• _Work to do_
Write out the material exactly, with the pictures left out.

▼

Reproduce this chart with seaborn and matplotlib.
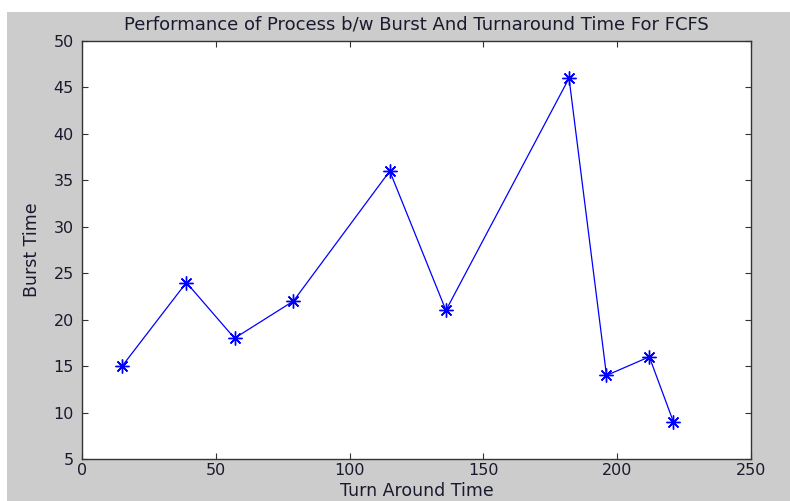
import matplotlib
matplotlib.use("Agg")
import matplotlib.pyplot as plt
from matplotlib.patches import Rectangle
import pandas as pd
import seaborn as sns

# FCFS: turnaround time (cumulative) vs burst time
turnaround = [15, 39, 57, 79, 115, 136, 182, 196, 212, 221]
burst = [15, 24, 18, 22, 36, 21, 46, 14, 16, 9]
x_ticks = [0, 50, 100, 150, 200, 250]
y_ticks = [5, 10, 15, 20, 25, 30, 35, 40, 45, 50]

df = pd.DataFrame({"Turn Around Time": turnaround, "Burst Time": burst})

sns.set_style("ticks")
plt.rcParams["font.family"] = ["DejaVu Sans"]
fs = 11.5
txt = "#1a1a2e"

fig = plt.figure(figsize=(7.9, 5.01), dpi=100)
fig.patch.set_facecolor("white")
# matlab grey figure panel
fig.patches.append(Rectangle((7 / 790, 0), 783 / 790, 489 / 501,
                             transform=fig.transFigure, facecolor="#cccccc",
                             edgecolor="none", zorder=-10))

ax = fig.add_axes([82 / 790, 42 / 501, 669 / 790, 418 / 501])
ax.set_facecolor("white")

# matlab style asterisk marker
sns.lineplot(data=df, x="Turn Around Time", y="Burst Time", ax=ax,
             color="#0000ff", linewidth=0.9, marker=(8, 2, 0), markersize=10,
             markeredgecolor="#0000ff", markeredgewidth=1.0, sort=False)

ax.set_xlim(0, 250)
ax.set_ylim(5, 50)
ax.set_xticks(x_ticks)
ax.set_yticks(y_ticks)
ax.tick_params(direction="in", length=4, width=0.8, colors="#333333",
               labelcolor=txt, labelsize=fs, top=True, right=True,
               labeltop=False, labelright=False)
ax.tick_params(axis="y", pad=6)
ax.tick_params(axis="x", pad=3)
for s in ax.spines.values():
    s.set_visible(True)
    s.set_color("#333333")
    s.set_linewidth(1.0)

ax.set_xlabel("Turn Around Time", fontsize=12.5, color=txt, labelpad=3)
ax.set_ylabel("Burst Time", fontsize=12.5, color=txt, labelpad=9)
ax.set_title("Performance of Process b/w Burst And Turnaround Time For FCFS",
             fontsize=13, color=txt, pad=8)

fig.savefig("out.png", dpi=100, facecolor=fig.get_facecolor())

▲

• _Correct result_
Reproduce this chart with seaborn and matplotlib.
import matplotlib
matplotlib.use("Agg")
import matplotlib.pyplot as plt
from matplotlib.patches import Rectangle
import pandas as pd
import seaborn as sns

# FCFS: turnaround time (cumulative) vs burst time
turnaround = [15, 39, 57, 79, 115, 136, 182, 196, 212, 221]
burst = [15, 24, 18, 22, 36, 21, 46, 14, 16, 9]
x_ticks = [0, 50, 100, 150, 200, 250]
y_ticks = [5, 10, 15, 20, 25, 30, 35, 40, 45, 50]

df = pd.DataFrame({"Turn Around Time": turnaround, "Burst Time": burst})

sns.set_style("ticks")
plt.rcParams["font.family"] = ["DejaVu Sans"]
fs = 11.5
txt = "#1a1a2e"

fig = plt.figure(figsize=(7.9, 5.01), dpi=100)
fig.patch.set_facecolor("white")
# matlab grey figure panel
fig.patches.append(Rectangle((7 / 790, 0), 783 / 790, 489 / 501,
                             transform=fig.transFigure, facecolor="#cccccc",
                             edgecolor="none", zorder=-10))

ax = fig.add_axes([82 / 790, 42 / 501, 669 / 790, 418 / 501])
ax.set_facecolor("white")

# matlab style asterisk marker
sns.lineplot(data=df, x="Turn Around Time", y="Burst Time", ax=ax,
             color="#0000ff", linewidth=0.9, marker=(8, 2, 0), markersize=10,
             markeredgecolor="#0000ff", markeredgewidth=1.0, sort=False)

ax.set_xlim(0, 250)
ax.set_ylim(5, 50)
ax.set_xticks(x_ticks)
ax.set_yticks(y_ticks)
ax.tick_params(direction="in", length=4, width=0.8, colors="#333333",
               labelcolor=txt, labelsize=fs, top=True, right=True,
               labeltop=False, labelright=False)
ax.tick_params(axis="y", pad=6)
ax.tick_params(axis="x", pad=3)
for s in ax.spines.values():
    s.set_visible(True)
    s.set_color("#333333")
    s.set_linewidth(1.0)

ax.set_xlabel("Turn Around Time", fontsize=12.5, color=txt, labelpad=3)
ax.set_ylabel("Burst Time", fontsize=12.5, color=txt, labelpad=9)
ax.set_title("Performance of Process b/w Burst And Turnaround Time For FCFS",
             fontsize=13, color=txt, pad=8)

fig.savefig("out.png", dpi=100, facecolor=fig.get_facecolor())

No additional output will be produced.